### Excerpted data
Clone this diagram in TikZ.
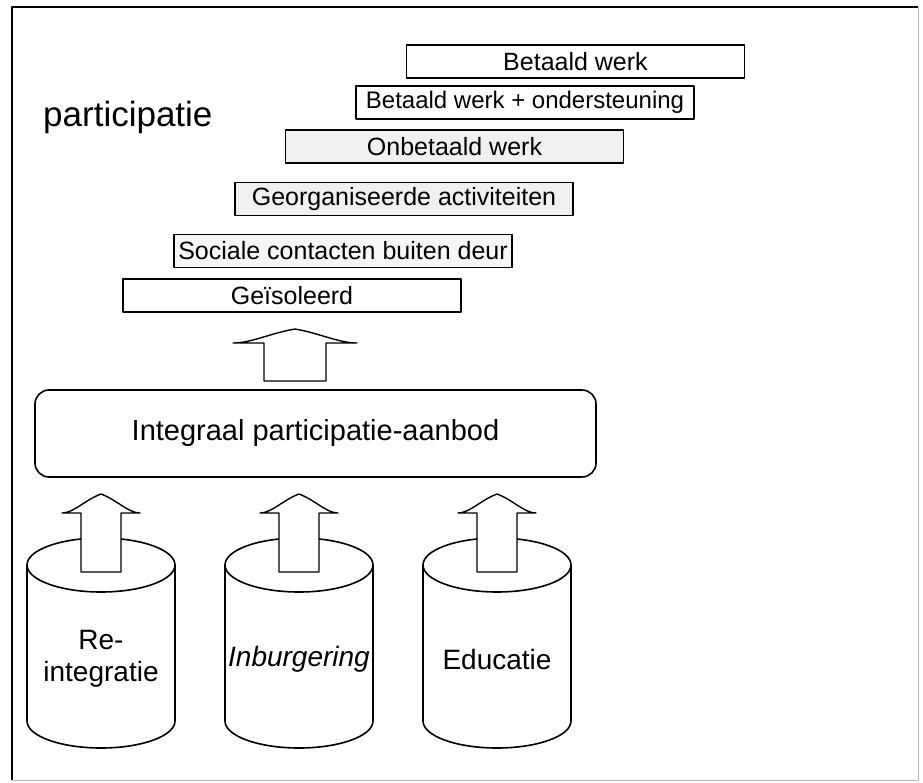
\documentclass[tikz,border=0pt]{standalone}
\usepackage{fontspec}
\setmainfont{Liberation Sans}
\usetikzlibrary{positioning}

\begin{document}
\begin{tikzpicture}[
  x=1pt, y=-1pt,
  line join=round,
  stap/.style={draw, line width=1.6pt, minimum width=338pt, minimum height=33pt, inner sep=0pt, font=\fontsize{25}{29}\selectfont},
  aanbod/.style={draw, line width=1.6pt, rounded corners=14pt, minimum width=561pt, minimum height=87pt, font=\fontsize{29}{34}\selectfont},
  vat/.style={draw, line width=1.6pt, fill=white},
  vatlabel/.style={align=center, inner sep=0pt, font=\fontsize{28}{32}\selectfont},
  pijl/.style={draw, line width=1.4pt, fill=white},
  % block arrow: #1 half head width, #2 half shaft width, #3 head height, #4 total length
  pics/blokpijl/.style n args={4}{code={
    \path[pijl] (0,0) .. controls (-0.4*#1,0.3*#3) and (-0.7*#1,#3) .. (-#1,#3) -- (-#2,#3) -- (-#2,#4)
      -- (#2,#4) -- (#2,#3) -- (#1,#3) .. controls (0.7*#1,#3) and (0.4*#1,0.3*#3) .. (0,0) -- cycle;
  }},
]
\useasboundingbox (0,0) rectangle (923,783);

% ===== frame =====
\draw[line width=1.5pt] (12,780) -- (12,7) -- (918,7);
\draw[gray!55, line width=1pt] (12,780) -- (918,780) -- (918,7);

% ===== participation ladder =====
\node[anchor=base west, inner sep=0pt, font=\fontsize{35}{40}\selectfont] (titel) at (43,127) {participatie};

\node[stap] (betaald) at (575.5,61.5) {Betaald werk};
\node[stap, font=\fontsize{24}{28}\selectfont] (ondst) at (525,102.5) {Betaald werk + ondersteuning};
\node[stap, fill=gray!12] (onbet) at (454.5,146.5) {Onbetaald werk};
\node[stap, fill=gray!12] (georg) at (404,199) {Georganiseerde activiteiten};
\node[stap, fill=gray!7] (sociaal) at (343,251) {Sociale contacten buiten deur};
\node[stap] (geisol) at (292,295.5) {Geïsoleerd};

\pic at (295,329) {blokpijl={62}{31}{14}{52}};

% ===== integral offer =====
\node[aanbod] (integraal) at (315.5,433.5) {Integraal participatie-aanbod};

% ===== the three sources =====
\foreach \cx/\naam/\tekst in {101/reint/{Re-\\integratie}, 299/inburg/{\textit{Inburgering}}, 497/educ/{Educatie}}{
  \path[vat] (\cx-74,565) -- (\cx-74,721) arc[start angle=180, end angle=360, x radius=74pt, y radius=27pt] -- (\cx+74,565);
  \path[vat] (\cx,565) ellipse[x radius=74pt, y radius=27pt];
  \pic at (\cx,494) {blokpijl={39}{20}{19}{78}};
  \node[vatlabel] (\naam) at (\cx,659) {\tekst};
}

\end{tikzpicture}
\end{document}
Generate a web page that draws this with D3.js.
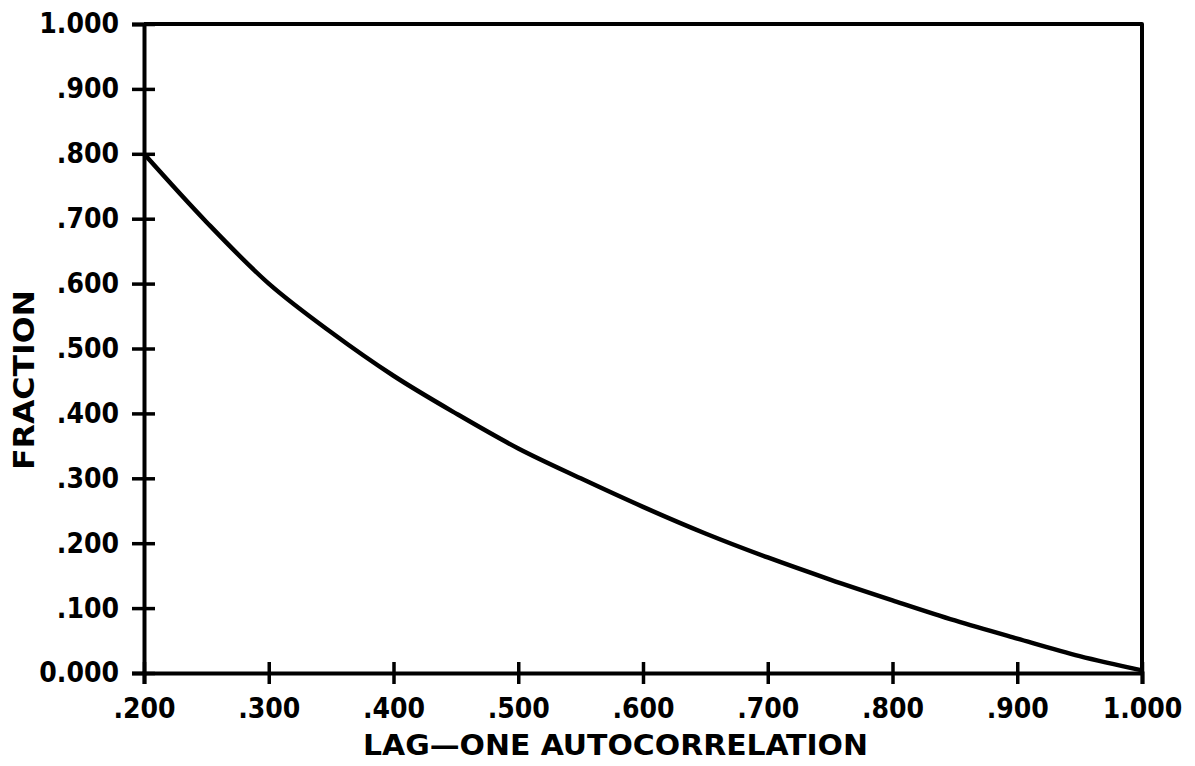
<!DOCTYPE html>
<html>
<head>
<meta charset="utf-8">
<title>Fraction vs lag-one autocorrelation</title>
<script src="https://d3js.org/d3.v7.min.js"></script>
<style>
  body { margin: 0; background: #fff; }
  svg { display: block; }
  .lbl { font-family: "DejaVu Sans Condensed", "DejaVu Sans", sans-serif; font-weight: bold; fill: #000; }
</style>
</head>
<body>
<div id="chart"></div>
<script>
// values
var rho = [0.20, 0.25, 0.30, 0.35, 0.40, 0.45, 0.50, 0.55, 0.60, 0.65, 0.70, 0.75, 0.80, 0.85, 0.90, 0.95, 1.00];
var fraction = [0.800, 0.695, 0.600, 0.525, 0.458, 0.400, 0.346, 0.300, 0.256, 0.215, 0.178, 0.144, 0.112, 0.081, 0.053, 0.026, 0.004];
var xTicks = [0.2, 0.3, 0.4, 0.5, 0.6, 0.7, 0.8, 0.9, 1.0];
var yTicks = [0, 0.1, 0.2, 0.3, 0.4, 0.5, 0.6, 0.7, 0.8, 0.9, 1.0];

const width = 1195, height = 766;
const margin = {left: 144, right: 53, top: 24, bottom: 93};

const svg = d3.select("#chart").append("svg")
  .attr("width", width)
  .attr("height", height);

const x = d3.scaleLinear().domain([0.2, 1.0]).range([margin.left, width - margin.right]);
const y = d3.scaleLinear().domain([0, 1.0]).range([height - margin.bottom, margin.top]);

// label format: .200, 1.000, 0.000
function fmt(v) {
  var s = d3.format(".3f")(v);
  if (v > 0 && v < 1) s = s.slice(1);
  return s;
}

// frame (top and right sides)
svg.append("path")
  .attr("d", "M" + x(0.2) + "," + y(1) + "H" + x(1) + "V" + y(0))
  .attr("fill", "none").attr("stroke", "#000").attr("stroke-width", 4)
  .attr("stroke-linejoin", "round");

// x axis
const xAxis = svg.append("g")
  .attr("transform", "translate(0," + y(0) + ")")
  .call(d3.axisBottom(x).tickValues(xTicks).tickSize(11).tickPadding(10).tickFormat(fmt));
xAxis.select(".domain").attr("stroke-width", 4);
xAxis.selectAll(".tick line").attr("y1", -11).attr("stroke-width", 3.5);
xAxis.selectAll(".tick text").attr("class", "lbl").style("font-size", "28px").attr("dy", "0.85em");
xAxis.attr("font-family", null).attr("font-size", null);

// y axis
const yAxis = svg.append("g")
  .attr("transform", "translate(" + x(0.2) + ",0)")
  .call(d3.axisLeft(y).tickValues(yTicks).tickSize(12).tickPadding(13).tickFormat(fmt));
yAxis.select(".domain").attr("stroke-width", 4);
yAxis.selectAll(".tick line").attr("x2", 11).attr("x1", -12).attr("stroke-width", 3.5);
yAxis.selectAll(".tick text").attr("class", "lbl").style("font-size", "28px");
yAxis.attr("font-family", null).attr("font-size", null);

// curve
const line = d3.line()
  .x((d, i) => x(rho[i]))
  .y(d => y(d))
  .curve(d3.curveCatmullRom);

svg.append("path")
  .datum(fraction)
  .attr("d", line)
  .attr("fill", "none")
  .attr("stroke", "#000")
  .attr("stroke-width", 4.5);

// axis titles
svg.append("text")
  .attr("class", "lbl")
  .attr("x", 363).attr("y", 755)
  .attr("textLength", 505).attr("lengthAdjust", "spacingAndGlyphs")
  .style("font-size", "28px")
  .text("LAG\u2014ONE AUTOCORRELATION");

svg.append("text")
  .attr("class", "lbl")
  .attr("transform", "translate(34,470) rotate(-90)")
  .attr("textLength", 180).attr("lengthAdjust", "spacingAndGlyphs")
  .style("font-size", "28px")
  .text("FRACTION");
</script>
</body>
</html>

### Problem description
Look at the listing and set down only the lines from its start through the line with "(integraal) at (315.5,433.5)", word for word and without pictures.

### Answer for this exercise
Clone this diagram in TikZ.
\documentclass[tikz,border=0pt]{standalone}
\usepackage{fontspec}
\setmainfont{Liberation Sans}
\usetikzlibrary{positioning}

\begin{document}
\begin{tikzpicture}[
  x=1pt, y=-1pt,
  line join=round,
  stap/.style={draw, line width=1.6pt, minimum width=338pt, minimum height=33pt, inner sep=0pt, font=\fontsize{25}{29}\selectfont},
  aanbod/.style={draw, line width=1.6pt, rounded corners=14pt, minimum width=561pt, minimum height=87pt, font=\fontsize{29}{34}\selectfont},
  vat/.style={draw, line width=1.6pt, fill=white},
  vatlabel/.style={align=center, inner sep=0pt, font=\fontsize{28}{32}\selectfont},
  pijl/.style={draw, line width=1.4pt, fill=white},
  % block arrow: #1 half head width, #2 half shaft width, #3 head height, #4 total length
  pics/blokpijl/.style n args={4}{code={
    \path[pijl] (0,0) .. controls (-0.4*#1,0.3*#3) and (-0.7*#1,#3) .. (-#1,#3) -- (-#2,#3) -- (-#2,#4)
      -- (#2,#4) -- (#2,#3) -- (#1,#3) .. controls (0.7*#1,#3) and (0.4*#1,0.3*#3) .. (0,0) -- cycle;
  }},
]
\useasboundingbox (0,0) rectangle (923,783);

% ===== frame =====
\draw[line width=1.5pt] (12,780) -- (12,7) -- (918,7);
\draw[gray!55, line width=1pt] (12,780) -- (918,780) -- (918,7);

% ===== participation ladder =====
\node[anchor=base west, inner sep=0pt, font=\fontsize{35}{40}\selectfont] (titel) at (43,127) {participatie};

\node[stap] (betaald) at (575.5,61.5) {Betaald werk};
\node[stap, font=\fontsize{24}{28}\selectfont] (ondst) at (525,102.5) {Betaald werk + ondersteuning};
\node[stap, fill=gray!12] (onbet) at (454.5,146.5) {Onbetaald werk};
\node[stap, fill=gray!12] (georg) at (404,199) {Georganiseerde activiteiten};
\node[stap, fill=gray!7] (sociaal) at (343,251) {Sociale contacten buiten deur};
\node[stap] (geisol) at (292,295.5) {Geïsoleerd};

\pic at (295,329) {blokpijl={62}{31}{14}{52}};

% ===== integral offer =====
\node[aanbod] (integraal) at (315.5,433.5) {Integraal participatie-aanbod};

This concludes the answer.